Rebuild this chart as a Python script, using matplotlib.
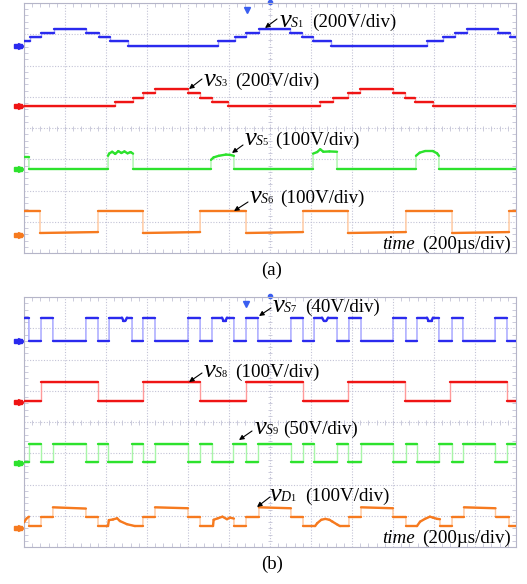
import numpy as np
import matplotlib.pyplot as plt
from matplotlib.collections import LineCollection
from matplotlib.ticker import MultipleLocator

W, H = 527, 584
SERIF = ['Liberation Serif', 'DejaVu Serif']

# ---------------- data read off the two scope shots ----------------
# time in microseconds (200 us/div, 12 div), voltage in volts

# (a) vS1: staircase, edge times and level after each edge
s1_t = [0, 29, 83, 146, 302, 366, 420, 507, 946, 1029, 1083, 1146, 1298, 1356,
        1410, 1498, 1966, 2044, 2102, 2161, 2312, 2371, 2400]
s1_v = [27, 54, 81, 108, 81, 54, 27, 0, 27, 54, 81, 108, 81, 54, 27, 0,
        27, 54, 81, 108, 81, 54]

# (a) vS3
s3_t = [0, 444, 532, 580, 639, 800, 859, 917, 995, 1444, 1507, 1580, 1639,
        1800, 1859, 1907, 1995, 2400]
s3_v = [0, 28, 56, 84, 112, 84, 56, 28, 0, 28, 56, 84, 112, 84, 56, 28, 0]

# (a) vS5: pulses with ragged tops (t, v)
s5 = [(0, 40), (24, 40), (24, 0), (410, 0), (410, 43), (415, 50), (430, 56),
      (445, 49), (460, 58), (475, 52), (490, 57), (505, 51), (520, 55), (532, 50),
      (532, 0), (912, 0), (912, 30), (925, 38), (950, 43), (985, 47), (1005, 46),
      (1024, 43), (1024, 0), (1410, 0), (1410, 50), (1430, 55), (1445, 64),
      (1460, 56), (1490, 57), (1527, 56), (1527, 0), (1912, 0), (1912, 43),
      (1930, 53), (1955, 58), (1995, 58), (2015, 51), (2024, 43), (2024, 0),
      (2400, 0)]

# (a) vS6
s6 = [(0, 77), (78, 77), (78, 6), (361, 9), (361, 77), (580, 77), (580, 6),
      (859, 9), (859, 77), (1083, 77), (1083, 6), (1361, 9), (1361, 77),
      (1580, 77), (1580, 6), (1863, 9), (1863, 77), (2088, 77), (2088, 6),
      (2366, 9), (2366, 77), (2400, 77)]

# (b) vS7: two-level pulses plus small dips on the wide pulses
s7_t = [0, 24, 83, 141, 302, 361, 415, 527, 580, 639, 800, 859, 917, 1024, 1083,
        1141, 1302, 1361, 1415, 1527, 1585, 1644, 1800, 1863, 1917, 2024, 2088,
        2141, 2298, 2356, 2400]
s7_v = [30, 0] * 15
s7_dips = [(478, 30), (485, 26), (495, 26), (502, 30), (966, 30), (973, 26),
           (983, 26), (990, 30), (1454, 30), (1462, 26), (1475, 26), (1483, 30),
           (1966, 30), (1973, 26), (1988, 26), (1995, 30)]

# (b) vS8
s8_t = [0, 83, 361, 580, 859, 1083, 1361, 1580, 1859, 2078, 2356, 2400]
s8_v = [4, 65, 4, 65, 4, 65, 4, 65, 4, 65, 4]

# (b) vS9
s9_t = [0, 24, 83, 141, 302, 361, 410, 527, 580, 639, 800, 859, 917, 1020, 1083,
        1141, 1302, 1361, 1415, 1527, 1580, 1644, 1800, 1863, 1917, 2024, 2088,
        2141, 2298, 2356, 2400]
s9_v = [2, 30] * 15

# (b) vD1
d1 = [(0, 18), (12, 30), (24, 36), (24, 6), (83, 6), (83, 36), (141, 36),
      (141, 66), (302, 62), (302, 36), (361, 36), (361, 6), (410, 6), (414, 25),
      (434, 27), (454, 31), (468, 22), (502, 12), (541, 6), (580, 6), (580, 36),
      (639, 36), (639, 66), (800, 63), (800, 36), (859, 36), (859, 6), (922, 6),
      (925, 26), (946, 31), (968, 36), (990, 28), (1005, 33), (1024, 30),
      (1024, 6), (1083, 6), (1083, 36), (1146, 36), (1146, 66), (1302, 63),
      (1302, 36), (1361, 36), (1361, 6), (1420, 6), (1430, 15), (1450, 26),
      (1470, 29), (1490, 26), (1505, 20), (1530, 10), (1541, 6), (1585, 6),
      (1585, 36), (1644, 36), (1644, 66), (1800, 63), (1800, 36), (1863, 36),
      (1863, 6), (1917, 6), (1932, 20), (1956, 29), (1980, 36), (1995, 33),
      (2015, 29), (2029, 28), (2029, 6), (2088, 6), (2088, 36), (2146, 36),
      (2146, 66), (2300, 63), (2300, 36), (2366, 36), (2366, 6), (2400, 6)]

# volts per division of each channel
vdiv_a = [200, 200, 100, 100]
vdiv_b = [40, 100, 50, 100]

# channel colours: flat part, fast edges
BLUE = ('#2a2aee', '#a0a0ff')
RED = ('#ef1414', '#ff9a9a')
GREEN = ('#2de22d', '#a8f5a8')
ORANGE = ('#f67a1f', '#ffc59a')
GRID = '#c3c3d6'


def step_path(edges, levels):
    t, v = [], []
    for i, lv in enumerate(levels):
        t += [edges[i], edges[i + 1]]
        v += [lv, lv]
    return t, v


def trace(ax, t, v, vdiv, ground, colors):
    t = np.asarray(t, float)
    y = ground + np.asarray(v, float) / vdiv
    ax.plot(t, y, color=colors[1], lw=1.0, zorder=3)
    idx = np.where(np.diff(t) > 0)[0]
    segs = [[(t[i], y[i]), (t[i + 1], y[i + 1])] for i in idx]
    ax.add_collection(LineCollection(segs, colors=colors[0], linewidths=1.7,
                                     capstyle='round', zorder=4))
    # channel ground marker on the left
    ax.plot([-0.017, -0.009], [ground, ground], ls='none', marker='s', ms=3.5,
            color=colors[0], transform=ax.get_yaxis_transform(), clip_on=False)
    ax.plot([-0.006], [ground], marker='>', ms=4, color=colors[0],
            transform=ax.get_yaxis_transform(), clip_on=False)


def scope_axes(rect, trig_x):
    ax = fig.add_axes(rect)
    ax.set_xlim(0, 2400)
    ax.set_ylim(0, 8)
    ax.xaxis.set_major_locator(MultipleLocator(200))
    ax.yaxis.set_major_locator(MultipleLocator(1))
    ax.xaxis.set_minor_locator(MultipleLocator(40))
    ax.yaxis.set_minor_locator(MultipleLocator(0.2))
    ax.grid(True, which='major', color=GRID, ls=(0, (1, 1.5)), lw=0.8)
    ax.tick_params(which='both', direction='in', top=True, right=True,
                   labelbottom=False, labelleft=False, color=GRID)
    ax.tick_params(which='major', length=0)
    ax.tick_params(which='minor', length=3, width=0.6)
    for s in ax.spines.values():
        s.set_color('#b5b5c8')
        s.set_linewidth(0.8)
    # centre cross ticks
    ax.vlines(np.arange(0, 2401, 40), 3.92, 4.08, color=GRID, lw=0.6)
    ax.hlines(np.arange(0, 8.01, 0.2), 1188, 1212, color=GRID, lw=0.6)
    # trigger markers
    ax.plot([trig_x], [0.973], marker='v', ms=5, color='#3a5ef0',
            transform=ax.transAxes, clip_on=False)
    ax.plot([0.5], [1.006], marker='o', ms=3, color='#3a5ef0',
            transform=ax.transAxes, clip_on=False)
    return ax


def px(x, y):
    return x / W, 1 - y / H


def label(xv, yb, sub, num, rest, gap, head, tail):
    fig.text(*px(xv, yb), 'v', fontsize=19, style='italic', family=SERIF,
             va='baseline')
    sw = 10 if sub == 'D' else 7
    fig.text(*px(xv + 10.5, yb), sub, fontsize=10, style='italic', family=SERIF,
             va='baseline')
    fig.text(*px(xv + 10.5 + sw, yb), num, fontsize=7.5, family=SERIF,
             va='baseline')
    fig.text(*px(xv + gap, yb), rest, fontsize=13.7, family=SERIF,
             va='baseline')
    fig.add_artist(plt.Annotation('', xy=px(*head), xytext=px(*tail),
                                  xycoords='figure fraction',
                                  arrowprops=dict(arrowstyle='-|>', color='k',
                                                  lw=0.8, mutation_scale=7,
                                                  shrinkA=0, shrinkB=0)))


fig = plt.figure(figsize=(W / 100, H / 100), dpi=100, facecolor='white')

# panel (a)
ax_a = scope_axes([24 / W, 1 - 253 / H, 492 / W, 250 / H], 0.454)
trace(ax_a, *step_path(s1_t, s1_v), vdiv_a[0], 6.64, BLUE)
trace(ax_a, *step_path(s3_t, s3_v), vdiv_a[1], 4.69, RED)
trace(ax_a, *zip(*s5), vdiv_a[2], 2.68, GREEN)
trace(ax_a, *zip(*s6), vdiv_a[3], 0.58, ORANGE)

# panel (b)
ax_b = scope_axes([24 / W, 1 - 547 / H, 492 / W, 250 / H], 0.451)
t7, v7 = step_path(s7_t, s7_v)
t7 = np.array(t7 + [p[0] for p in s7_dips], float)
v7 = np.array(v7 + [p[1] for p in s7_dips], float)
order = np.argsort(t7, kind='stable')
trace(ax_b, t7[order], v7[order], vdiv_b[0], 6.59, BLUE)
trace(ax_b, *step_path(s8_t, s8_v), vdiv_b[1], 4.64, RED)
trace(ax_b, *step_path(s9_t, s9_v), vdiv_b[2], 2.69, GREEN)
trace(ax_b, *zip(*d1), vdiv_b[3], 0.61, ORANGE)

# annotations
label(280, 27, 'S', '1', '(200V/div)', 32, (265, 28), (277, 19))
label(204, 86, 'S', '3', '(200V/div)', 31, (189, 89), (202, 79))
label(245, 145, 'S', '5', '(100V/div)', 30, (232, 153), (243, 145))
label(250, 203, 'S', '6', '(100V/div)', 30, (234, 211), (248, 202))
label(273, 312, 'S', '7', '(40V/div)', 32, (259, 316), (271, 308))
label(204, 377, 'S', '8', '(100V/div)', 31, (189, 382), (202, 373))
label(255, 434, 'S', '9', '(50V/div)', 28, (239, 440), (252, 431))
label(270, 501, 'D', '1', '(100V/div)', 35, (257, 507), (270, 497))

for yb in (249, 543):
    fig.text(*px(382, yb), 'time', fontsize=13.7, style='italic',
             family=SERIF, va='baseline')
    fig.text(*px(511, yb), '(200\u00b5s/div)', fontsize=13.7, family=SERIF,
             va='baseline', ha='right')

fig.text(*px(272, 270), '(a)', fontsize=13.5, family=SERIF, ha='center',
         va='center')
fig.text(*px(272, 564), '(b)', fontsize=13.5, family=SERIF, ha='center',
         va='center')

fig.savefig('out.png', dpi=100, facecolor='white')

* * * * * * *

### What is required
Write out the lines from the start of the material to the line with "# time in microseconds", inclusive and exactly. Skip the pictures.

### Solution to this exercise
Rebuild this chart as a Python script, using matplotlib.
import numpy as np
import matplotlib.pyplot as plt
from matplotlib.collections import LineCollection
from matplotlib.ticker import MultipleLocator

W, H = 527, 584
SERIF = ['Liberation Serif', 'DejaVu Serif']

# ---------------- data read off the two scope shots ----------------
# time in microseconds (200 us/div, 12 div), voltage in volts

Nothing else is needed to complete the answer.